A common (and here eponymous) reassurance when confronted with this phenomenon is that “haters gonna hate.” It means “I don’t care whether you hate me, and I will not change my behavior because of you.” While this is admirable, it seems to me somewhat problematic to treat haters as a force of nature that can be neither checked nor reasoned with. It can be extremely frustrating to try to persuade those adamant in their moral and logical rectitude that they are incorrect, but perhaps we owe it to the hated–and to ourselves, for everyone must be part of a group hated by someone–to try. My chosen path is the judicious (is this wishful thinking? oh, probably) application of comments intended to foster thought on why exactly my conversational partner hates a group or ideology so much. I have no idea whether this works, and have a suspicion that it almost never does, because of the irrational knee-jerk nature of hatred. I only wish I were gifted with the silver tongue necessary to persuade haters to become wonderers and lovers.

It is the nature of humanity to hate those who are not like us, or who are too much like us. Yet we have conquered some aspects of our nature, as societies in not individually. We have outlawed murder, rape, and theft–surely it is not too much to hope for that we could one day outlaw hate.

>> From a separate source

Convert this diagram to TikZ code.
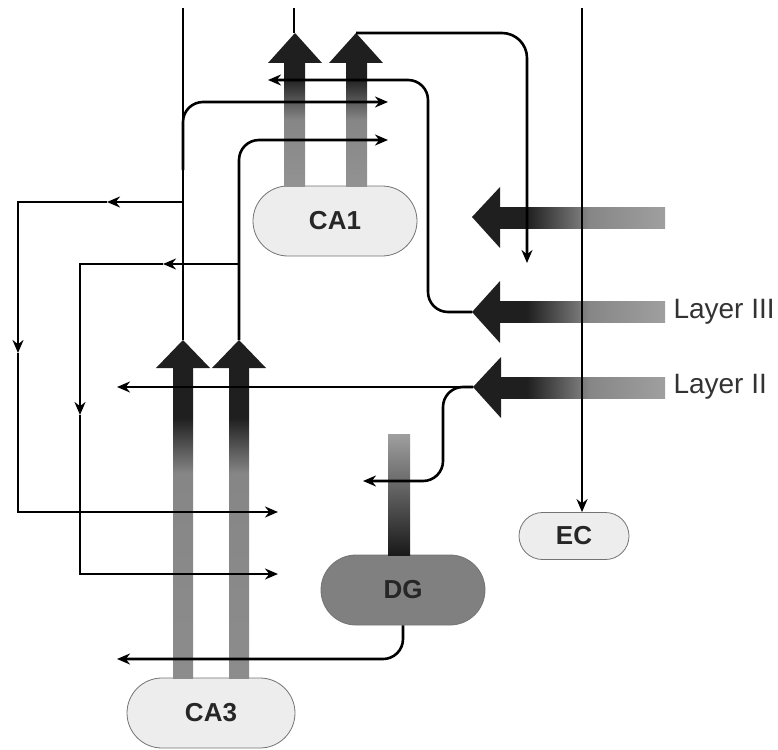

On Gender and the Dubious Necessity Thereof

Having thought long and hard on the subject of my own gender identity, I have come to several disparate conclusions, usually (though not always) at different points in time. Approximately thirty percent of my conclusions are that I am or should be agendered, because gender is really much too much trouble for the advantages it allows one. Or is it?

I read a very interesting piece of fiction recently, in which a race of hermaphrodites abandons the concept of gender, despite its members’ possessing common human secondary sexual characteristics. Is this only possible in a species with one sex? Or, in a species with one body type? Humans today have a staggering amount of variety in body type, with weak males and strong females, though the averages do support sexual bias in terms of physical strength. Yet this is completely irrelevant, except culturally.

This leads me to my second, oftener-used conclusion: that I should very much like to be a woman (the “lady” gender). This has less to do with the way society treats women–as objects, with appearance-based favoritism, as deserving extra help–and more with the feminine identity that has struggled through oppression and hatred, and come out stronger ethically and mentally. I do not, I confess, really want to be part of the gender that has committed oppression and hate so systematically, any more than I wish to be part of a race that has done so. For whatever reason, one cannot choose one’s ethnicity, though (it is considered extremely bad form by those whose culture one wishes to borrow, generally, and by those who consider themselves defenders of same), but we do have some freedom to choose gender.

The real reason that caused me to write this post, however, is this thought: that everyone should think carefully before choosing a gender, even if they decide themselves cisgendered. It seems unfair and sad that anyone should have the privilege and the misfortune never to realize that they could be anything other than what Society tells them they are.